Juventus are the most popular football team in Italy. Also the most hated. They are, if you like, the Manchester United of Italian football. They are based in the city of Torino (Turin), where there is another team, Torino, who are traditionally more supported by the locals. Juve have tifosi (fans) all over Italy, notably in the poorer areas of the south where they don’t have a potent football team of their own to support. And Juventus are potent. They have won Serie A, the Italian equivalent of the Premier League, for each of the last nine seasons. Even when Sir Alex Ferguson was at the peak of his powers, Manchester United never came close to that level of domination.

In total, Juventus have won the scudetto for being the Serie A champions of Italy 36 times.

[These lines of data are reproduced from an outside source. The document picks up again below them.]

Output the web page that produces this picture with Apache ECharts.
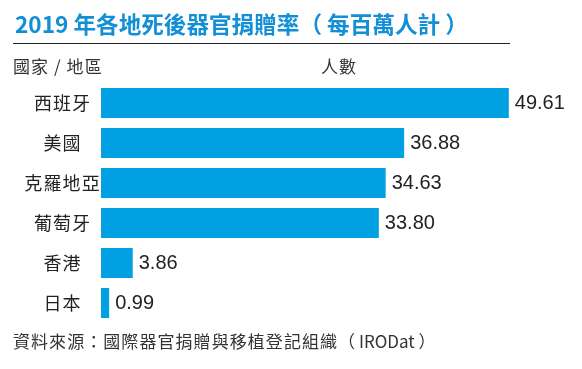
<!DOCTYPE html>
<html>
<head>
<meta charset="utf-8">
<script src="https://cdn.jsdelivr.net/npm/echarts@6/dist/echarts.min.js"></script>
<style>html,body{margin:0;padding:0;background:#fff;}#c{width:582px;height:369px;}</style>
</head>
<body>
<div id="c"></div>
<script>
const categories = ['西班牙', '美國', '克羅地亞', '葡萄牙', '香港', '日本'];
const values = [49.61, 36.88, 34.63, 33.80, 3.86, 0.99];
const titleText = '2019 年各地死後器官捐贈率（ 每百萬人計 ）';
const headerLeft = '國家 / 地區';
const headerRight = '人數';
const sourceCJK = '資料來源：國際器官捐贈與移植登記組織（';
const sourceLatin = ' IRODat ）';

const HAIR = '\u200A';
const spaced = s => Array.from(s).join(HAIR);
const CJK = '"Noto Sans CJK TC", "Noto Sans", sans-serif';
const chart = echarts.init(document.getElementById('c'), null, {renderer: 'canvas'});
chart.setOption({
  animation: false,
  backgroundColor: '#fff',
  title: {
    text: titleText,
    left: 10, top: 8,
    textStyle: {fontFamily: CJK, fontWeight: 'bold', fontSize: 22.6, color: '#138fd5'}
  },
  graphic: [
    {type: 'line', shape: {x1: 13, y1: 43.5, x2: 510, y2: 43.5}, style: {stroke: '#222', lineWidth: 1.2}},
    {type: 'text', left: 13, top: 58, style: {text: spaced(headerLeft), font: '17px ' + CJK, fill: '#333'}},
    {type: 'text', left: 321, top: 58, style: {text: spaced(headerRight), font: '17px ' + CJK, fill: '#333'}},
    {type: 'text', left: 13, top: 333, style: {text: spaced(sourceCJK) + sourceLatin, font: '17px ' + CJK, fill: '#333'}}
  ],
  grid: {left: 101, top: 83, width: 411, height: 240, containLabel: false},
  xAxis: {type: 'value', min: 0, max: 50, show: false},
  yAxis: {
    type: 'category', data: categories, inverse: true,
    axisLine: {show: false}, axisTick: {show: false}, splitLine: {show: false},
    axisLabel: {align: 'center', margin: 39, fontFamily: CJK, fontSize: 18, color: '#222',
      formatter: v => spaced(v)}
  },
  series: [{
    type: 'bar', data: values, barWidth: 30,
    itemStyle: {color: '#00a0e3'},
    label: {
      show: true, position: 'right', distance: 6,
      formatter: p => p.value.toFixed(2),
      fontFamily: 'Liberation Sans, Arial, sans-serif', fontSize: 20, color: '#222'
    }
  }]
});
</script>
</body>
</html>
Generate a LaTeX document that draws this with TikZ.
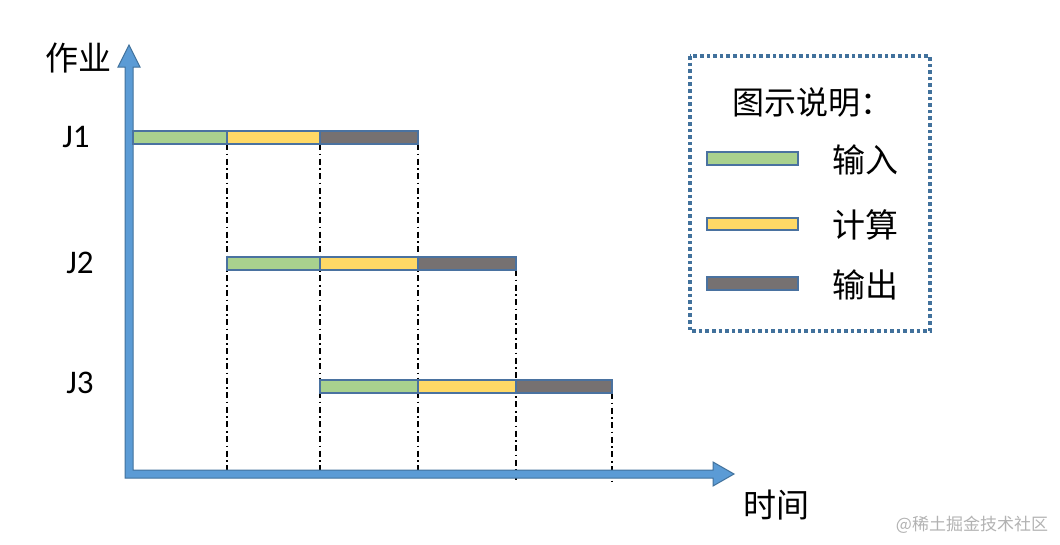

That’s precisely double the next best, held by both Internazionale and Milan, the two teams from Milano. But if you’re a Juve fan, that’s still not enough. For them, the total is 38. You see, there is frequently something dodgy about calcio (football) in Italy. One of the best football books I’ve ever read is The Miracle of Castel di Sangro by Joe McGinnis (published in 1999), which is at times uplifting but also disheartening and revealing in the way in which it delves into corruption at lower-level Italian football. Juventus have been doing that at the very top.


Juventus bought Cristiano Ronaldo from Real Madrid in order to try to win a third Champions League

The subject is among the topics dealt with by Herbie Sykes in his recent book Juve!: 100 Years of an Italian Football Dynasty (which is pictured on the home page). Before he became the England manager, Sven-Goran Eriksson was the manager of Lazio, a Serie A team from Rome. They won the title in 2000 after Juventus had squandered a nine-point lead, which was itself unusual. I remember reading when Eriksson came to England how he realised that football here was not endlessly fascinated, as was the case in Italy, with the identity of the referees for the respective matches each weekend. In Italy, the referee can be utterly fundamental to the outcome. In the early part of this century, that was especially the case when it came to Juventus.

Briefly, the low point here was the Calciopoli scandal, whereby a fixer for Juventus called Luciano Moggi would ensure the right referees (from Juve’s perspective) got to referee the matches that mattered most. After the scandal broke, Moggi was sentenced to over five years in prison. Juve were stripped of their titles for 2005 and 2006 (hence the 36 vs 38 scenario) and demoted to Serie B. One of the implicated referees was Massimo De Santis, who also got jail time. As Sykes wrote: “When the story broke, he was set to be Italy’s representative at the 2006 World Cup. Quite what that says about Italian football doesn’t bear thinking about.” However, as you will have gathered, a year out of the top flight has not done much to dent Juve’s domination. In one important respect, the opposite has happened. At the start of the 2011-12 season, the club opened its new stadium, making it one of only four teams in Serie A to own its own facility. The others are Atalanta, Sassuolo and Udinese; in other words, none of Juve’s chief rivals can generate its matchday revenues, which are similar to those of the leading Premier League teams.

Despite their hegemony at home, Juventus have been able to translate that power into winning the European Cup/Champions League just twice, one of those occasions being in 1985 when they beat Liverpool 1-0 in the immediate aftermath of the Heysel Stadium disaster. (Maybe it’s harder to secure refereeing compliance in European competition?) Since they beat Ajax of Amsterdam in 1996, they have gone to the final five times and lost them all. They play Porto of Portugal on Tuesday in their home leg in the round of the last 16, trailing 2-1 from the first match.

And Serie A this season? At the time of writing, Juve have 14 matches to play. They are third in the table, ten points behind the leaders, Inter, and four behind Milan. Juve have a game in hand on both of them. On consecutive weekends in May they play at home to Milan and then Inter. After that, there will be just one match to go. By then we will know if they are still on for title Numero Dieci – in a row!